Graduation Ceremony at the Holy Trinity - St. Nicholas Greek Orthodox Church, Staten Island. Photo: TNH/Mihalis Kakias

For me, there is no finer and more promising spectacle of the Greek-American community than the graduation ceremonies of children from our schools.

A child’s graduation is the result of a long, difficult, and costly effort of many hundreds of people, children, parents, teachers, community members, donors, and (a few) priests.

It is the continuation of a huge effort that began with the arrival of the first immigrants and the first attempts for a rudimentary school organization at that time, in order to preserve the language, religion, history, and culture as important features of the Greek identity for the children born here in the United States.

Today, in the age of instant communication worldwide, this goal of our schools – the teaching of language, religion, history, culture – becomes infinitely easier, but also more valuable than ever, with the added dimension of its practical use and the empirical evidence that knowledge of another language is not an obstacle, as was once believed, but an advantage.

Yet despite all this, and despite that our community has surpassed its most ambitious dreams in terms of economic success, the accomplishment of promoting our education falls far short of our potential.

To some extent, it reminds one of the riddle “which came first, the chicken or the egg?” In other words, many parents do not send their children to Greek schools because they believe they are not on the same academic level as other, non-community schools.
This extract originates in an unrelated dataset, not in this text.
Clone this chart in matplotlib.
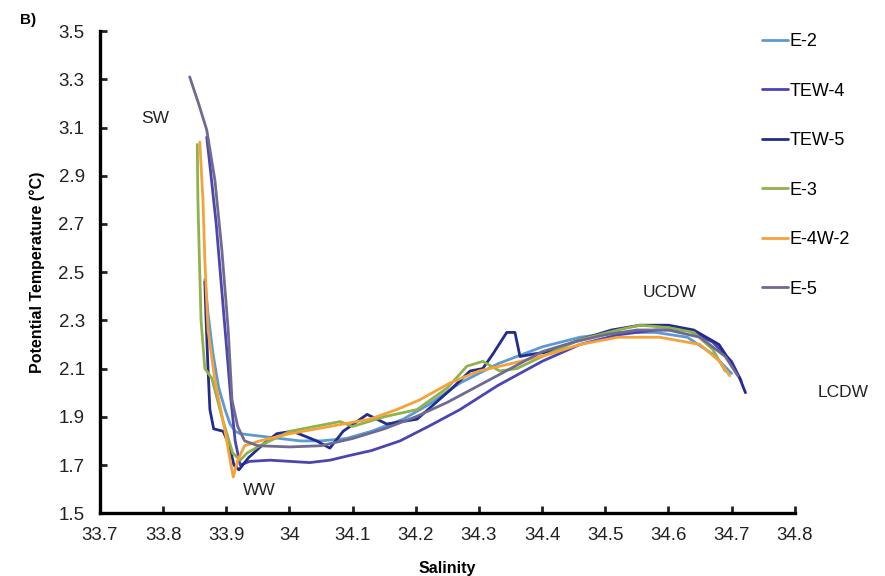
import matplotlib
matplotlib.use("Agg")
from matplotlib import pyplot as plt

plt.rcParams['font.family'] = ['Liberation Sans', 'DejaVu Sans']

# Salinity / potential temperature profiles
sal_e2 = [33.866, 33.871, 33.879, 33.888, 33.898, 33.906, 33.914, 33.922, 33.937, 33.953,
          33.985, 34.017, 34.05, 34.09, 34.13, 34.18, 34.22, 34.27, 34.33, 34.40, 34.46,
          34.52, 34.58, 34.63, 34.67, 34.70]
temp_e2 = [2.47, 2.33, 2.16, 2.02, 1.93, 1.87, 1.84, 1.83, 1.825, 1.82,
           1.81, 1.80, 1.80, 1.81, 1.84, 1.89, 1.95, 2.04, 2.12, 2.19, 2.23,
           2.25, 2.25, 2.23, 2.16, 2.08]

sal_tew4 = [33.869, 33.875, 33.884, 33.892, 33.900, 33.907, 33.914, 33.922, 33.937, 33.969,
            34.001, 34.032, 34.064, 34.096, 34.13, 34.175, 34.22, 34.27, 34.33, 34.40,
            34.46, 34.52, 34.58, 34.63, 34.67, 34.70, 34.715]
temp_tew4 = [3.06, 2.92, 2.70, 2.45, 2.20, 1.98, 1.80, 1.70, 1.715, 1.72,
             1.715, 1.71, 1.72, 1.74, 1.76, 1.80, 1.86, 1.93, 2.03, 2.13,
             2.20, 2.24, 2.26, 2.26, 2.21, 2.13, 2.05]

sal_tew5 = [33.866, 33.868, 33.871, 33.874, 33.880, 33.895, 33.905, 33.912, 33.920, 33.935,
            33.960, 33.980, 34.005, 34.043, 34.064, 34.085, 34.123, 34.154, 34.202, 34.254,
            34.286, 34.306, 34.322, 34.344, 34.357, 34.365, 34.385, 34.412, 34.46, 34.51,
            34.555, 34.60, 34.64, 34.68, 34.70, 34.713, 34.722]
temp_tew5 = [2.46, 2.30, 2.10, 1.93, 1.85, 1.84, 1.78, 1.70, 1.68, 1.73,
             1.79, 1.83, 1.84, 1.80, 1.77, 1.84, 1.91, 1.87, 1.89, 2.01,
             2.09, 2.10, 2.16, 2.25, 2.25, 2.15, 2.16, 2.17, 2.22, 2.26,
             2.28, 2.28, 2.26, 2.20, 2.12, 2.06, 2.00]

sal_e3 = [33.854, 33.855, 33.857, 33.860, 33.866, 33.877, 33.893, 33.910, 33.922, 33.933,
          33.953, 33.985, 34.001, 34.04, 34.08, 34.10, 34.15, 34.202, 34.25, 34.281,
          34.306, 34.333, 34.36, 34.40, 34.46, 34.52, 34.555, 34.60, 34.64, 34.67, 34.69]
temp_e3 = [3.03, 2.80, 2.59, 2.30, 2.10, 2.06, 1.90, 1.75, 1.72, 1.75,
           1.78, 1.82, 1.84, 1.86, 1.88, 1.86, 1.90, 1.93, 2.02, 2.11,
           2.13, 2.09, 2.10, 2.15, 2.22, 2.26, 2.28, 2.27, 2.25, 2.18, 2.09]

sal_e4w2 = [33.858, 33.863, 33.866, 33.871, 33.882, 33.898, 33.906, 33.911, 33.918, 33.929,
            33.953, 34.001, 34.064, 34.127, 34.17, 34.206, 34.254, 34.30, 34.35, 34.412,
            34.46, 34.52, 34.586, 34.65, 34.681, 34.697]
temp_e4w2 = [3.04, 2.80, 2.55, 2.26, 2.05, 1.84, 1.72, 1.65, 1.72, 1.78,
             1.80, 1.83, 1.86, 1.89, 1.93, 1.97, 2.04, 2.09, 2.12, 2.16,
             2.20, 2.23, 2.23, 2.20, 2.13, 2.07]

sal_e5 = [33.842, 33.856, 33.869, 33.882, 33.893, 33.903, 33.909, 33.918, 33.929, 33.950,
          34.001, 34.05, 34.10, 34.15, 34.20, 34.25, 34.30, 34.35, 34.40, 34.45,
          34.50, 34.55, 34.60, 34.65, 34.69, 34.71]
temp_e5 = [3.31, 3.20, 3.09, 2.88, 2.59, 2.26, 1.97, 1.86, 1.80, 1.78,
           1.775, 1.78, 1.81, 1.85, 1.90, 1.96, 2.03, 2.10, 2.17, 2.21,
           2.24, 2.26, 2.26, 2.23, 2.15, 2.07]

series = [
    ("E-2", sal_e2, temp_e2, "#5b9bd5"),
    ("TEW-4", sal_tew4, temp_tew4, "#4a45b0"),
    ("TEW-5", sal_tew5, temp_tew5, "#232c8e"),
    ("E-3", sal_e3, temp_e3, "#8fb24a"),
    ("E-4W-2", sal_e4w2, temp_e4w2, "#f6a23a"),
    ("E-5", sal_e5, temp_e5, "#6f6a92"),
]

x_ticks = [33.7, 33.8, 33.9, 34.0, 34.1, 34.2, 34.3, 34.4, 34.5, 34.6, 34.7, 34.8]
x_labels = ["33.7", "33.8", "33.9", "34", "34.1", "34.2", "34.3", "34.4", "34.5", "34.6", "34.7", "34.8"]
y_ticks = [1.5, 1.7, 1.9, 2.1, 2.3, 2.5, 2.7, 2.9, 3.1, 3.3, 3.5]

# water mass labels
masses = [("SW", 33.787, 3.139), ("WW", 33.952, 1.595), ("UCDW", 34.602, 2.417), ("LCDW", 34.876, 2.002)]

fig = plt.figure(figsize=(8.85, 5.76), dpi=100)
ax = fig.add_axes([0.113, 0.109, 0.785, 0.837])

for name, s, t, c in series:
    ax.plot(s, t, color=c, lw=2.0, label=name, solid_capstyle="round")

ax.set_xlim(33.7, 34.8)
ax.set_ylim(1.5, 3.5)
ax.set_xticks(x_ticks)
ax.set_xticklabels(x_labels)
ax.set_yticks(y_ticks)
ax.set_yticklabels([f"{v:.1f}" for v in y_ticks])

for side in ("top", "right"):
    ax.spines[side].set_visible(False)
for side in ("left", "bottom"):
    ax.spines[side].set_linewidth(2.4)
ax.tick_params(direction="in", length=5, width=2, labelsize=13.5, colors="#222222")
ax.tick_params(axis="x", pad=10)
ax.tick_params(axis="y", pad=11)

ax.set_xlabel("Salinity", fontsize=11.5, fontweight="bold", labelpad=12)
ax.set_ylabel("Potential Temperature (°C)", fontsize=11.5, fontweight="bold", labelpad=10)

for txt, x, y in masses:
    ax.text(x, y, txt, fontsize=12.5, ha="center", va="center", color="#222222", clip_on=False)

fig.text(0.023, 0.965, "B)", fontsize=11, fontweight="bold", va="center")

ax.legend(loc="upper left", bbox_to_anchor=(755 / 885, 1 - 26 / 576), bbox_transform=fig.transFigure,
          frameon=False, fontsize=13, handlelength=1.4, handletextpad=0.1, labelspacing=1.8,
          borderaxespad=0)

fig.savefig("out.png", dpi=100)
But if our schools don’t have many students – and, hence, economic resources – then how will they improve?

To another extent, many feel that for some reason is it not appropriate to live in the United States and cling to a foreign culture and national identity.

But it is now apparent that there is no contradiction in being a good American citizen and keeping the elements of one’s particular origins alive. In fact, I would say that realizing the value of one’s ancestry enhances the American identity.

Moreover, it is clear that those who engage in such criticism are not looking around them to see what other minority groups are doing.

Nonetheless, a large part of the problem, perhaps the largest, is the substandard “organization” of our schools under the Archdiocese. It is exactly the same form of organization that was created when our schools were first founded. And, perhaps it would not be a problem – as other minorities demonstrate – if there was a substantial organizational structure and, mainly, an interest in the schools on Archdiocese’s part.

Unfortunately, however, there hasn’t been any essential interest for decades. However the situation has reached a dramatic point due to inaction. Thankfully, though, there are individuals who continue to fight for the awakening of parents and authorities of the value of our schools.

However they would certainly be more effective if they could possibly unite in fighting this battle. A battle that would be important for the future of the children, parents, and Hellenism.